=== Instruction ===
Reproduce each line of the material exactly, minus any picture.

§ §

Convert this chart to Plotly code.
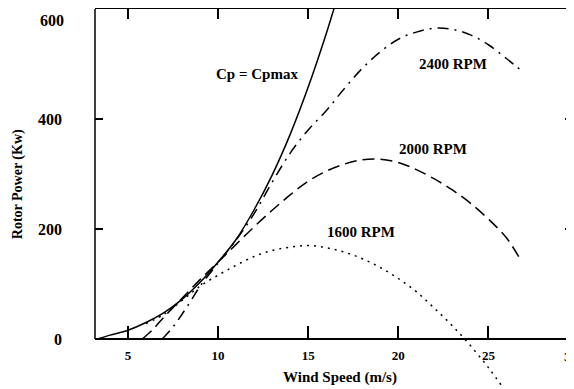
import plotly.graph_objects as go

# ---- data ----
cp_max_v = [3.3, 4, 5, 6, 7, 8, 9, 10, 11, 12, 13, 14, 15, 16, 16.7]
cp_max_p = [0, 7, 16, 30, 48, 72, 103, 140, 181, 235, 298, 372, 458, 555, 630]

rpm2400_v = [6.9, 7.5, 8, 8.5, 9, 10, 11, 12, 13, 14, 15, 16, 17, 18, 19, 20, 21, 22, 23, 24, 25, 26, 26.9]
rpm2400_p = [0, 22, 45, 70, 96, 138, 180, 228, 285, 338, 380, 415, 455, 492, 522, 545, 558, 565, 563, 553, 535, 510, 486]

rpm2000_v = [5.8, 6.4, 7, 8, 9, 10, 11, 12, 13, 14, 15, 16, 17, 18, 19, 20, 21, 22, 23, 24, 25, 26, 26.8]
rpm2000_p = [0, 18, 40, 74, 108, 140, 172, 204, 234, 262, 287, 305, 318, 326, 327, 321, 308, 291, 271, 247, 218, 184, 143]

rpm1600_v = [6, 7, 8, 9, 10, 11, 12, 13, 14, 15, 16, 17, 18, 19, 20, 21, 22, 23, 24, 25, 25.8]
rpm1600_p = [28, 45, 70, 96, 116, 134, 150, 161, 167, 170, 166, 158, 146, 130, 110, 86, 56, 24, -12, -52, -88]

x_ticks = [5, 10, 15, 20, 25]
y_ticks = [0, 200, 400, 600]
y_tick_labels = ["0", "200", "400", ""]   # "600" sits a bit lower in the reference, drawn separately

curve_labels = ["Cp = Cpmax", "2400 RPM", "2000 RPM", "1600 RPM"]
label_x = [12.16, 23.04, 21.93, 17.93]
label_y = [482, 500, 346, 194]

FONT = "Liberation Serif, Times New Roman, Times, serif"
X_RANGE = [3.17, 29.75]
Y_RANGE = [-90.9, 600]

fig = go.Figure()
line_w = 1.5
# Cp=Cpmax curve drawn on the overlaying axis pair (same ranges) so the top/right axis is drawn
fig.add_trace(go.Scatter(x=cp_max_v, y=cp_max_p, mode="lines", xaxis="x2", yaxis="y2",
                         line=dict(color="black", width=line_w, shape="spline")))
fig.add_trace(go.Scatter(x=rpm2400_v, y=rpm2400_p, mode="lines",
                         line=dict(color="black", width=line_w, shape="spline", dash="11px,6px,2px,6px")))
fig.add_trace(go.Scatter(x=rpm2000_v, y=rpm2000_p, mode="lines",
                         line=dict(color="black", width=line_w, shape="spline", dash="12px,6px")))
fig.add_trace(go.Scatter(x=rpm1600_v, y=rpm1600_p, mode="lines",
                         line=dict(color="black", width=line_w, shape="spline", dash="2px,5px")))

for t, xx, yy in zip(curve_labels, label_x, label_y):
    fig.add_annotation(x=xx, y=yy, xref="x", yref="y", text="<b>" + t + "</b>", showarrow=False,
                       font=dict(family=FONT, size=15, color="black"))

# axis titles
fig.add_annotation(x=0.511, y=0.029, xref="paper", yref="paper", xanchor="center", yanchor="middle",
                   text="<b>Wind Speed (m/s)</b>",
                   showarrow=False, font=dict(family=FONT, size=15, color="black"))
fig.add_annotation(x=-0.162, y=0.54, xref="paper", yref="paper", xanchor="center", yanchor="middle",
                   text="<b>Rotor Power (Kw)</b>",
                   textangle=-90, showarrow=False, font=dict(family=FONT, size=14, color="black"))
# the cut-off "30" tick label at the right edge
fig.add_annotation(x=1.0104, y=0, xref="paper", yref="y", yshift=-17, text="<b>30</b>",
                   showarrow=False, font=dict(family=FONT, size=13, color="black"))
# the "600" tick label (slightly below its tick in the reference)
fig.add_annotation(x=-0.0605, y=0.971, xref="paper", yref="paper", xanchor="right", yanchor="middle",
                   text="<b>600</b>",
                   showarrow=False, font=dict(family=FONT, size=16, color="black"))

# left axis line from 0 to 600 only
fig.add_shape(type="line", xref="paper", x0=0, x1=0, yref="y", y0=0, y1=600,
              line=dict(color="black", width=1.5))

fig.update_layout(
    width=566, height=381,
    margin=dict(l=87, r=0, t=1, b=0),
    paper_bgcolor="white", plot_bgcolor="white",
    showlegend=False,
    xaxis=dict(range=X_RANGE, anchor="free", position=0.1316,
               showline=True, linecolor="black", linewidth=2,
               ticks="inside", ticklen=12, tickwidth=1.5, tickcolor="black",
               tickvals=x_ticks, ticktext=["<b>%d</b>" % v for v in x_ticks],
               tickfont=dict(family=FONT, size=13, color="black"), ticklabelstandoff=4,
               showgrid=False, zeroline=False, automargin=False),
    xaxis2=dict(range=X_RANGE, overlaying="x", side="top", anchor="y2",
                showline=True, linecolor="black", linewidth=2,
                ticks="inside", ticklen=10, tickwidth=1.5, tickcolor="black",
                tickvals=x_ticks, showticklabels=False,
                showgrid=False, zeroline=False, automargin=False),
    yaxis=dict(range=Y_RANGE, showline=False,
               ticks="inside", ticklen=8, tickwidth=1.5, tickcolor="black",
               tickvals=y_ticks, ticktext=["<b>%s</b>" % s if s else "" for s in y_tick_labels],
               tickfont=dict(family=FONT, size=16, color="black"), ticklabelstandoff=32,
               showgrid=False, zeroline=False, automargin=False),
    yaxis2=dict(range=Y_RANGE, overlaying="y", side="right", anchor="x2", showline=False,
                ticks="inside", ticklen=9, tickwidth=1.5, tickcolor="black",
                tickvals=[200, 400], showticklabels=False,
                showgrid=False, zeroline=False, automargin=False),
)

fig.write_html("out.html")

§ §

=== Task response ===
Convert this chart to Plotly code.
import plotly.graph_objects as go

# ---- data ----
cp_max_v = [3.3, 4, 5, 6, 7, 8, 9, 10, 11, 12, 13, 14, 15, 16, 16.7]
cp_max_p = [0, 7, 16, 30, 48, 72, 103, 140, 181, 235, 298, 372, 458, 555, 630]

rpm2400_v = [6.9, 7.5, 8, 8.5, 9, 10, 11, 12, 13, 14, 15, 16, 17, 18, 19, 20, 21, 22, 23, 24, 25, 26, 26.9]
rpm2400_p = [0, 22, 45, 70, 96, 138, 180, 228, 285, 338, 380, 415, 455, 492, 522, 545, 558, 565, 563, 553, 535, 510, 486]

rpm2000_v = [5.8, 6.4, 7, 8, 9, 10, 11, 12, 13, 14, 15, 16, 17, 18, 19, 20, 21, 22, 23, 24, 25, 26, 26.8]
rpm2000_p = [0, 18, 40, 74, 108, 140, 172, 204, 234, 262, 287, 305, 318, 326, 327, 321, 308, 291, 271, 247, 218, 184, 143]

rpm1600_v = [6, 7, 8, 9, 10, 11, 12, 13, 14, 15, 16, 17, 18, 19, 20, 21, 22, 23, 24, 25, 25.8]
rpm1600_p = [28, 45, 70, 96, 116, 134, 150, 161, 167, 170, 166, 158, 146, 130, 110, 86, 56, 24, -12, -52, -88]

x_ticks = [5, 10, 15, 20, 25]
y_ticks = [0, 200, 400, 600]
y_tick_labels = ["0", "200", "400", ""]   # "600" sits a bit lower in the reference, drawn separately

curve_labels = ["Cp = Cpmax", "2400 RPM", "2000 RPM", "1600 RPM"]
label_x = [12.16, 23.04, 21.93, 17.93]
label_y = [482, 500, 346, 194]

FONT = "Liberation Serif, Times New Roman, Times, serif"
X_RANGE = [3.17, 29.75]
Y_RANGE = [-90.9, 600]

fig = go.Figure()
line_w = 1.5
# Cp=Cpmax curve drawn on the overlaying axis pair (same ranges) so the top/right axis is drawn
fig.add_trace(go.Scatter(x=cp_max_v, y=cp_max_p, mode="lines", xaxis="x2", yaxis="y2",
                         line=dict(color="black", width=line_w, shape="spline")))
fig.add_trace(go.Scatter(x=rpm2400_v, y=rpm2400_p, mode="lines",
                         line=dict(color="black", width=line_w, shape="spline", dash="11px,6px,2px,6px")))
fig.add_trace(go.Scatter(x=rpm2000_v, y=rpm2000_p, mode="lines",
                         line=dict(color="black", width=line_w, shape="spline", dash="12px,6px")))
fig.add_trace(go.Scatter(x=rpm1600_v, y=rpm1600_p, mode="lines",
                         line=dict(color="black", width=line_w, shape="spline", dash="2px,5px")))

for t, xx, yy in zip(curve_labels, label_x, label_y):
    fig.add_annotation(x=xx, y=yy, xref="x", yref="y", text="<b>" + t + "</b>", showarrow=False,
                       font=dict(family=FONT, size=15, color="black"))

# axis titles
fig.add_annotation(x=0.511, y=0.029, xref="paper", yref="paper", xanchor="center", yanchor="middle",
                   text="<b>Wind Speed (m/s)</b>",
                   showarrow=False, font=dict(family=FONT, size=15, color="black"))
fig.add_annotation(x=-0.162, y=0.54, xref="paper", yref="paper", xanchor="center", yanchor="middle",
                   text="<b>Rotor Power (Kw)</b>",
                   textangle=-90, showarrow=False, font=dict(family=FONT, size=14, color="black"))
# the cut-off "30" tick label at the right edge
fig.add_annotation(x=1.0104, y=0, xref="paper", yref="y", yshift=-17, text="<b>30</b>",
                   showarrow=False, font=dict(family=FONT, size=13, color="black"))
# the "600" tick label (slightly below its tick in the reference)
fig.add_annotation(x=-0.0605, y=0.971, xref="paper", yref="paper", xanchor="right", yanchor="middle",
                   text="<b>600</b>",
                   showarrow=False, font=dict(family=FONT, size=16, color="black"))

# left axis line from 0 to 600 only
fig.add_shape(type="line", xref="paper", x0=0, x1=0, yref="y", y0=0, y1=600,
              line=dict(color="black", width=1.5))

fig.update_layout(
    width=566, height=381,
    margin=dict(l=87, r=0, t=1, b=0),
    paper_bgcolor="white", plot_bgcolor="white",
    showlegend=False,
    xaxis=dict(range=X_RANGE, anchor="free", position=0.1316,
               showline=True, linecolor="black", linewidth=2,
               ticks="inside", ticklen=12, tickwidth=1.5, tickcolor="black",
               tickvals=x_ticks, ticktext=["<b>%d</b>" % v for v in x_ticks],
               tickfont=dict(family=FONT, size=13, color="black"), ticklabelstandoff=4,
               showgrid=False, zeroline=False, automargin=False),
    xaxis2=dict(range=X_RANGE, overlaying="x", side="top", anchor="y2",
                showline=True, linecolor="black", linewidth=2,
                ticks="inside", ticklen=10, tickwidth=1.5, tickcolor="black",
                tickvals=x_ticks, showticklabels=False,
                showgrid=False, zeroline=False, automargin=False),
    yaxis=dict(range=Y_RANGE, showline=False,
               ticks="inside", ticklen=8, tickwidth=1.5, tickcolor="black",
               tickvals=y_ticks, ticktext=["<b>%s</b>" % s if s else "" for s in y_tick_labels],
               tickfont=dict(family=FONT, size=16, color="black"), ticklabelstandoff=32,
               showgrid=False, zeroline=False, automargin=False),
    yaxis2=dict(range=Y_RANGE, overlaying="y", side="right", anchor="x2", showline=False,
                ticks="inside", ticklen=9, tickwidth=1.5, tickcolor="black",
                tickvals=[200, 400], showticklabels=False,
                showgrid=False, zeroline=False, automargin=False),
)

fig.write_html("out.html")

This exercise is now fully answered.